* Start Data lines *

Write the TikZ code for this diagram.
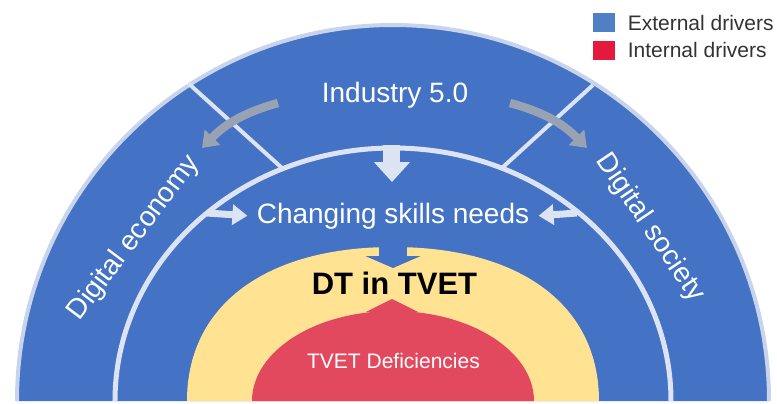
\documentclass[tikz,border=0pt]{standalone}
\usepackage{fontspec}
\setmainfont{Liberation Sans}
\usetikzlibrary{arrows.meta,positioning}

\definecolor{bandblue}{HTML}{4472C4}
\definecolor{rimblue}{HTML}{C8D4EC}
\definecolor{paleline}{HTML}{DCE4F4}
\definecolor{coreyellow}{HTML}{FFE393}
\definecolor{corered}{HTML}{E2495E}
\definecolor{drivegray}{HTML}{99A2B2}
\definecolor{extblue}{HTML}{4F80C6}
\definecolor{intred}{HTML}{E5193F}
\definecolor{keytext}{HTML}{333333}

\begin{document}
\begin{tikzpicture}[x=0.5pt,y=0.5pt,
    ring text/.style={text=white,font=\fontsize{14}{16}\selectfont,inner sep=0pt},
    pale arrow/.style={draw=paleline,line width=3.5pt,-{Triangle[width=10pt,length=7.5pt]}},
    gray arrow/.style={draw=drivegray,line width=4.2pt,-{Triangle[width=10.5pt,length=7.5pt]}},
    key box/.style={minimum width=11pt,minimum height=9.5pt,inner sep=0pt},
    key text/.style={text=keytext,font=\fontsize{10.5}{12}\selectfont,inner sep=0pt}]
  \useasboundingbox (-393,-2) rectangle (384,401);

  % outer band and its rim
  \fill[bandblue] (-376,0) arc[start angle=180,end angle=0,radius=376] -- cycle;
  \draw[rimblue,line width=2pt] (-376,0) arc[start angle=180,end angle=0,radius=376];
  \draw[paleline,line width=2pt] (-205,318) -- (-111,233);
  \draw[paleline,line width=2pt] (200,316) -- (110,234);
  \draw[paleline,line width=2.5pt] (-278,0) arc[start angle=180,end angle=0,x radius=278,y radius=253];

  % core
  \fill[coreyellow] (-206,0) .. controls (-206,95.5) and (-127.7,154) .. (0,154)
                    .. controls (127.7,154) and (206,95.5) .. (206,0) -- cycle;
  \draw[bandblue,line width=14pt,-{Triangle[width=27.5pt,length=6pt]}] (0,168) -- (0,133);
  \fill[corered] (-141,0) arc[start angle=180,end angle=0,x radius=141,y radius=90] -- cycle;
  \draw[corered,line width=13pt,-{Triangle[width=26pt,length=6.5pt]}] (-1,70) -- (-1,102);

  % labels
  \node[ring text,anchor=base] (ind) at (2,299) {Industry 5.0};
  \node[ring text,anchor=base,inner xsep=4.5pt] (skills) at (0,178) {Changing skills needs};
  \node[ring text,rotate=53] (econ) at (-259,163) {Digital economy};
  \node[ring text,rotate=-56] (soc) at (257,173) {Digital society};
  \node[anchor=base,inner sep=0pt,font=\fontsize{15.5}{18}\bfseries] (dt) at (1.5,107) {DT in TVET};
  \node[anchor=base,inner sep=0pt,text=white,font=\fontsize{10.5}{12}\selectfont] (def) at (0.5,33) {TVET Deficiencies};

  % drivers
  \coordinate (ind l) at (-115,298);
  \coordinate (ind r) at (117,298);
  \coordinate (econ in) at (-191,253);
  \coordinate (soc in) at (194,253);
  \coordinate (ring top) at (-1,256);
  \coordinate (ring l) at (-186,188);
  \coordinate (ring r) at (184,188);
  \draw[gray arrow] (ind l) to[bend right=15] (econ in);
  \draw[gray arrow] (ind r) to[bend left=15] (soc in);
  \draw[draw=paleline,line width=8.5pt,-{Triangle[width=17.5pt,length=10pt]}] (ring top) -- (-1,219);
  \draw[pale arrow] (ring l) -- (skills.west);
  \draw[pale arrow] (ring r) -- (skills.east);

  % key
  \node[key box,fill=extblue] (ext key) at (211,378.5) {};
  \node[key box,fill=intred] (int key) at (211,351) {};
  \node[key text,right=6pt of ext key] {External drivers};
  \node[key text,right=6pt of int key] {Internal drivers};
\end{tikzpicture}
\end{document}
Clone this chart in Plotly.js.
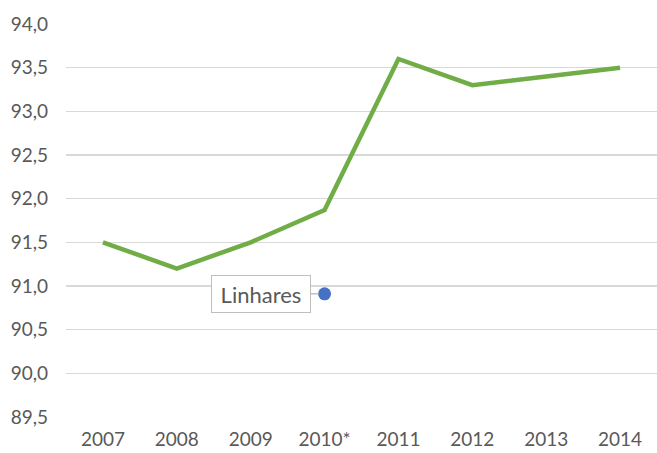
<!DOCTYPE html>
<html>
<head>
<meta charset="utf-8">
<script src="https://cdn.plot.ly/plotly-3.0.1.min.js"></script>
<style>html,body{margin:0;padding:0;background:#fff;}#chart{width:657px;height:453px;}</style>
</head>
<body>
<div id="chart"></div>
<script>
const years = ["2007", "2008", "2009", "2010*", "2011", "2012", "2013", "2014"];
const values = [91.5, 91.2, 91.5, 91.87, 93.6, 93.3, 93.4, 93.5];
const pointYear = ["2010*"];
const pointValue = [90.91];
const pointLabel = "Linhares";
const yTicks = [89.5, 90.0, 90.5, 91.0, 91.5, 92.0, 92.5, 93.0, 93.5, 94.0];
const yTickText = yTicks.map(v => v.toFixed(1).replace(".", ","));

const traces = [
  {
    x: years, y: values, type: "scatter", mode: "lines",
    line: {color: "#70AD47", width: 4.5},
    hoverinfo: "skip"
  },
  {
    x: pointYear, y: pointValue, type: "scatter", mode: "markers",
    marker: {color: "#4472C4", size: 13},
    hoverinfo: "skip"
  }
];

const layout = {
  width: 657, height: 453,
  margin: {l: 66, r: 0, t: 24, b: 36},
  paper_bgcolor: "#ffffff", plot_bgcolor: "#ffffff",
  showlegend: false,
  font: {family: "Lato, 'Noto Sans', sans-serif", color: "#595959", size: 19},
  xaxis: {
    type: "category", categoryorder: "array", categoryarray: years,
    range: [-0.5, 7.5],
    showgrid: false, zeroline: false, showline: false,
    ticks: "", tickfont: {size: 19, color: "#595959"}, ticklabelstandoff: 9
  },
  yaxis: {
    range: [89.5, 94.0],
    tickvals: yTicks, ticktext: yTickText,
    showgrid: true, gridcolor: "#D9D9D9", gridwidth: 1.3,
    zeroline: false, showline: false, ticks: "",
    tickfont: {size: 19, color: "#595959"}, ticklabelstandoff: 17
  },
  annotations: [{
    x: pointYear[0], y: pointValue[0], xref: "x", yref: "y",
    text: pointLabel,
    showarrow: true, arrowhead: 0, arrowwidth: 1.5, arrowcolor: "#BFBFBF",
    ax: -64, ay: 0, standoff: 6,
    bordercolor: "#BFBFBF", borderwidth: 1, borderpad: 5,
    bgcolor: "#ffffff",
    width: 88, height: 26,
    font: {size: 22, color: "#595959", family: "Lato, 'Noto Sans', sans-serif"}
  }]
};

Plotly.newPlot("chart", traces, layout, {displayModeBar: false, staticPlot: true});
</script>
</body>
</html>
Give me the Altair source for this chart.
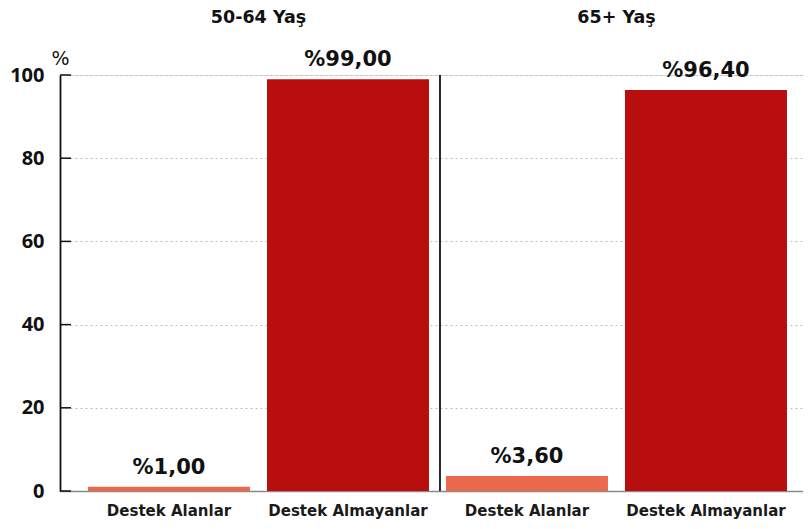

* End Data lines *

* _Problem description_: Where a line in the material contains "this", copy that line.

* _Task answer_:
Write the TikZ code for this diagram.
Clone this chart in Plotly.js.
Give me the Altair source for this chart.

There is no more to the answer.